И все-таки, все-таки мне очень хотелось в "Искусство кино".
И вот удивительно. Семь лет я работал в Бюро пропаганды, шесть с небольшим – в журнале "Советский фильм" и помню эти годы как целую жизнь. Двенадцать лет работы в "Искусстве кино" воспринимаю сейчас как один миг, достаточно стремительный. Может быть, дело возраста: был моложе, больше впечатлений.

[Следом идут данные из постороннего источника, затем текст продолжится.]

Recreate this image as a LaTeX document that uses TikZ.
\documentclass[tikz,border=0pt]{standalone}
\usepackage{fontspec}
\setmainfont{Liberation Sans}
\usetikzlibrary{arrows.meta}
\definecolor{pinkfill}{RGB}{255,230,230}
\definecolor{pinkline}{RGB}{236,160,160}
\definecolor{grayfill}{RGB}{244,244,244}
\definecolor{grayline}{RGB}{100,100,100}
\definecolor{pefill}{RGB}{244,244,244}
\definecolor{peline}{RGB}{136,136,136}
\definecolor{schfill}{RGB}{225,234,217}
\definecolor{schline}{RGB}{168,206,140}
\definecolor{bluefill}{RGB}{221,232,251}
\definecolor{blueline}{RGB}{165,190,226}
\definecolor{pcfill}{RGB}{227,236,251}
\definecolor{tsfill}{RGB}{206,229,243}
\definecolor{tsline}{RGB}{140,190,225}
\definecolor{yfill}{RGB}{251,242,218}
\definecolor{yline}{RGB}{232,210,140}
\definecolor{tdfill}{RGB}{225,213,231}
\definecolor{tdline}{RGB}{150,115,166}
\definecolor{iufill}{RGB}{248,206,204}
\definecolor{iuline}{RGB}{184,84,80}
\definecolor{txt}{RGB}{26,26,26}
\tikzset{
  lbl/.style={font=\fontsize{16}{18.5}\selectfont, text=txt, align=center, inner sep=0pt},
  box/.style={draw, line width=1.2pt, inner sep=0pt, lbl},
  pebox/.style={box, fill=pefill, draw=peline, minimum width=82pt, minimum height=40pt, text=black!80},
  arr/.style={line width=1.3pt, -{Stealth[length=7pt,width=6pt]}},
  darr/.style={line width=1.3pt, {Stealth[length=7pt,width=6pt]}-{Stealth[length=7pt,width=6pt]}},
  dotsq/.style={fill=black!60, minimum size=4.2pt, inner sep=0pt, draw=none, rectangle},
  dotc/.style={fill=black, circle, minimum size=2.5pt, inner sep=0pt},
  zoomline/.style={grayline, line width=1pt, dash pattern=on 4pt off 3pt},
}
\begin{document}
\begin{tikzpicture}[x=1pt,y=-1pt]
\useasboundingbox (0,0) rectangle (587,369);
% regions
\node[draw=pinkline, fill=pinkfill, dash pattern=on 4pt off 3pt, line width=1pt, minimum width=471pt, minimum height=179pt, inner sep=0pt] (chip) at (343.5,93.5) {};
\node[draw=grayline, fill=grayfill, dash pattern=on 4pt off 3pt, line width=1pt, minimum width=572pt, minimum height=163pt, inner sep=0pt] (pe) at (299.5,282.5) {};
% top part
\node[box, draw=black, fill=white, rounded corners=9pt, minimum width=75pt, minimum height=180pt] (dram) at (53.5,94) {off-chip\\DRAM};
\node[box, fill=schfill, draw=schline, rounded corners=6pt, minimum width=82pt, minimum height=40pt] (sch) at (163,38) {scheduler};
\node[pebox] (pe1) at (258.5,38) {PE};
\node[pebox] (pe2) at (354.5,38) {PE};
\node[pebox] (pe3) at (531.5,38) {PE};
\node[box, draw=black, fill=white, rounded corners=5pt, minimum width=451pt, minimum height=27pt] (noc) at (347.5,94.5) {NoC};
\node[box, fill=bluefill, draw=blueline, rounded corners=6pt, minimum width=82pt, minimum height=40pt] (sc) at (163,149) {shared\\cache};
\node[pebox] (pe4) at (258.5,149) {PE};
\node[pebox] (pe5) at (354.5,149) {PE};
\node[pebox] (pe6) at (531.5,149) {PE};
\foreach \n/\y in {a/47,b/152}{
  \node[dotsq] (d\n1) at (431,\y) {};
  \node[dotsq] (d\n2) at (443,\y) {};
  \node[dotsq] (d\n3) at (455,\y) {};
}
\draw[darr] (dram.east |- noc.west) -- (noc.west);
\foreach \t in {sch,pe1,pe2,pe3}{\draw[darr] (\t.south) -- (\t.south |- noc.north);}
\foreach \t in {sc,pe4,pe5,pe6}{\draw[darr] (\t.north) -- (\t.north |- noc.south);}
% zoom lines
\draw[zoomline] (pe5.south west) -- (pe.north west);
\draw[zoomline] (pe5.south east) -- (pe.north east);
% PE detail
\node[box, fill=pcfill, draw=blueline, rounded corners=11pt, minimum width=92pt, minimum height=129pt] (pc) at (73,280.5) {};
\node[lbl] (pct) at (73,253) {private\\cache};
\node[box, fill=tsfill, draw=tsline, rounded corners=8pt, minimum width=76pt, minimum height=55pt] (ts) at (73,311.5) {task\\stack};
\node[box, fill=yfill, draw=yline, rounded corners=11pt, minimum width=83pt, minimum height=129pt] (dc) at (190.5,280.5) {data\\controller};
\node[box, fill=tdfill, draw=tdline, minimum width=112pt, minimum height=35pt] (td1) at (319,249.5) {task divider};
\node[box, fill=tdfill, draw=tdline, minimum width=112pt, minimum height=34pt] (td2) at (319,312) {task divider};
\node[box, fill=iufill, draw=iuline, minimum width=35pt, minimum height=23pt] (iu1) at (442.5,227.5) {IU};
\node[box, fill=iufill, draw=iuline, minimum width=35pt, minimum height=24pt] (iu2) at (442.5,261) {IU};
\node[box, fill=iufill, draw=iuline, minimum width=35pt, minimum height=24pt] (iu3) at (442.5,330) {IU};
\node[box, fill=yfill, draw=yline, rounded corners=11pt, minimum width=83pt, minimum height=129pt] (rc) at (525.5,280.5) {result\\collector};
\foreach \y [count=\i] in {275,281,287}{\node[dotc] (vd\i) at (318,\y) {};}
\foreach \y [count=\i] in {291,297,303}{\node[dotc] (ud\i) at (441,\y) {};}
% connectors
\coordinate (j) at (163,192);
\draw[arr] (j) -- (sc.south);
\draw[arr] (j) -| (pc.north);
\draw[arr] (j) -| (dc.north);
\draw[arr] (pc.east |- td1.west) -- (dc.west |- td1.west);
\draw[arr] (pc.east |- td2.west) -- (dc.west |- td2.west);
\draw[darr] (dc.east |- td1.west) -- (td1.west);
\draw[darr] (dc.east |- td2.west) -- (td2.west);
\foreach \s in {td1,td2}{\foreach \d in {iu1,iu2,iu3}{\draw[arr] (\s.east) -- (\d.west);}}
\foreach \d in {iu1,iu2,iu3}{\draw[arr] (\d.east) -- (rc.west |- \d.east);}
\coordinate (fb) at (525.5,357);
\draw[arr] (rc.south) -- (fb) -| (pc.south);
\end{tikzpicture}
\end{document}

Общение с Сурковым состояло из приятия и неприятия, из сближений и достаточно резких размолвок, из внутренней даже не ненависти, а усталости от этого человека и эпизодов безусловного им восхищения. Я объясню это ответом на вопрос Евгения Даниловича, который он задал мне после просмотра "Сталкера". "Сталкер" проходил очень тяжело, хотя все знают о том, что Тарковскому позволили заново переснять картину на основании его заявления о техническом браке. Один из режиссеров, член коллегии Госкино, говорил мне: "Армен, ну ты объясни, что это такое. У меня впечатление, будто меня через какую-то грязную помойную трубу протащили".

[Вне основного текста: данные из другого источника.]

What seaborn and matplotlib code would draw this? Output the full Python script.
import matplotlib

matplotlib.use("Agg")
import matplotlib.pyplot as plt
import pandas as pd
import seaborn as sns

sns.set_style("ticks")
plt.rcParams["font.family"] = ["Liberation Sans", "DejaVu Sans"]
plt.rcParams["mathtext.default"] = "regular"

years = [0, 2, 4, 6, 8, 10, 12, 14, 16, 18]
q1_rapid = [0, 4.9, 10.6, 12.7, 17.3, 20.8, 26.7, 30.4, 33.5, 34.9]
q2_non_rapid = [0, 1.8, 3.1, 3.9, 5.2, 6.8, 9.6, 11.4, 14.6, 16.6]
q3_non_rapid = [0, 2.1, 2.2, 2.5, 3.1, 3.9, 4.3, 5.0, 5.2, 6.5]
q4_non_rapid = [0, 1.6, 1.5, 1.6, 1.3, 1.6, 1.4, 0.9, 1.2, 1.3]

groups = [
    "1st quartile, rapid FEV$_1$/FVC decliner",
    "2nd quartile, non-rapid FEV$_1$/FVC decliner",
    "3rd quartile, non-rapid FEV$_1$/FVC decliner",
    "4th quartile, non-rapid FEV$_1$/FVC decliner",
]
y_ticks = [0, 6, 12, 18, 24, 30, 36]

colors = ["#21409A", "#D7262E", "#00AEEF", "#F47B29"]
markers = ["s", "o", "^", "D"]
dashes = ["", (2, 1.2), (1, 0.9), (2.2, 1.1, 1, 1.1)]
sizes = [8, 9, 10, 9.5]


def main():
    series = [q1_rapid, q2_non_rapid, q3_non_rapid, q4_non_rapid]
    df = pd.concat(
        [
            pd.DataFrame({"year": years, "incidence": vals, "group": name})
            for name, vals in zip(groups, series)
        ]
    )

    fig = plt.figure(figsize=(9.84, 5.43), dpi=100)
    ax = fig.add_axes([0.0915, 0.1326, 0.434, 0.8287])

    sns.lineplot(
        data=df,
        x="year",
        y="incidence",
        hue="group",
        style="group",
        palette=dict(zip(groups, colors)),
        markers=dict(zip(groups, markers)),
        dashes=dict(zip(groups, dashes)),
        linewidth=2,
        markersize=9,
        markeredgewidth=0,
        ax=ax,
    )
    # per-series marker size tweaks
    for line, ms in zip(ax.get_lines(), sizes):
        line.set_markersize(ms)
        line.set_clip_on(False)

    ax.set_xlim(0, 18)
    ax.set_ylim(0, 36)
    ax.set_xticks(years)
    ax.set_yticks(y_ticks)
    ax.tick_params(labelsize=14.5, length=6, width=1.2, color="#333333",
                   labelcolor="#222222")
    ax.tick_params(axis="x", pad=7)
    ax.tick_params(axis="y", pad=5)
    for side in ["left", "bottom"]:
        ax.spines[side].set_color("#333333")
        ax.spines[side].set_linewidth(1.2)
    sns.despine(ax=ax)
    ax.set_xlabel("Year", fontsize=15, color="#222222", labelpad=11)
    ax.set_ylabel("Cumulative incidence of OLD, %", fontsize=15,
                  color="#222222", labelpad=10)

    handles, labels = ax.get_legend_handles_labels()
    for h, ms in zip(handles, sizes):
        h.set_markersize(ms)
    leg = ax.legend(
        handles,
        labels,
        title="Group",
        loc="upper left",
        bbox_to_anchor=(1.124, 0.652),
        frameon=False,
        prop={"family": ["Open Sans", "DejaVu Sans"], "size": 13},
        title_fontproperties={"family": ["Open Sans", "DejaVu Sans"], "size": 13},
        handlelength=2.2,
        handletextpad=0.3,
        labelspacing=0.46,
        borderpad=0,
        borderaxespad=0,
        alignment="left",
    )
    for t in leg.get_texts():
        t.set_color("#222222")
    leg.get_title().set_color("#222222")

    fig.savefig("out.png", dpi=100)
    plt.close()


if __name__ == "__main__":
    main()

И вот на фоне и в пылу подобных разговоров Сурков спросил: "Ну хорошо, Армен Николаевич, вы считаете, это искусство?" Я отвечаю: "Конечно". "А дальше, – заметил он, – все, что угодно". Эти слова я поставил бы эпиграфом к моему рассказу о Суркове.
Евгений Сурков – личность? Крупная личность? Блистательная личность? Да, да, да – отвечаю я на эти вопросы. И добавляю: а дальше – все, что угодно. Замечу сразу, я не биограф Суркова и не ставлю перед собой задачу точно восстановить весь его творческий и жизненный путь. К тому же флер неопределенности, недосказанности – это в стиле Евгения Даниловича. Я суммирую то, что слышал от него самого. И связь с Нижним Новгородом, с Волгой. Интеллигентная, почти чеховская семья. С другой стороны, какие-то упоминания о латышских корнях. Он довольно долго был близок к Театру Моссовета, к коллективу Завадского, сопровождал театр и в годы его пребывания в Ростове-на-Дону. Когда Сергей Федорович Бондарчук поздравлял Суркова с 60-летием, он с восторгом вспоминал лекции, которые Евгений Данилович читал студентам предвоенного Ростовского театрального училища. Сурков, в свою очередь, тоже говорил, что помнит Бондарчука-студента, его увлеченность лекциями.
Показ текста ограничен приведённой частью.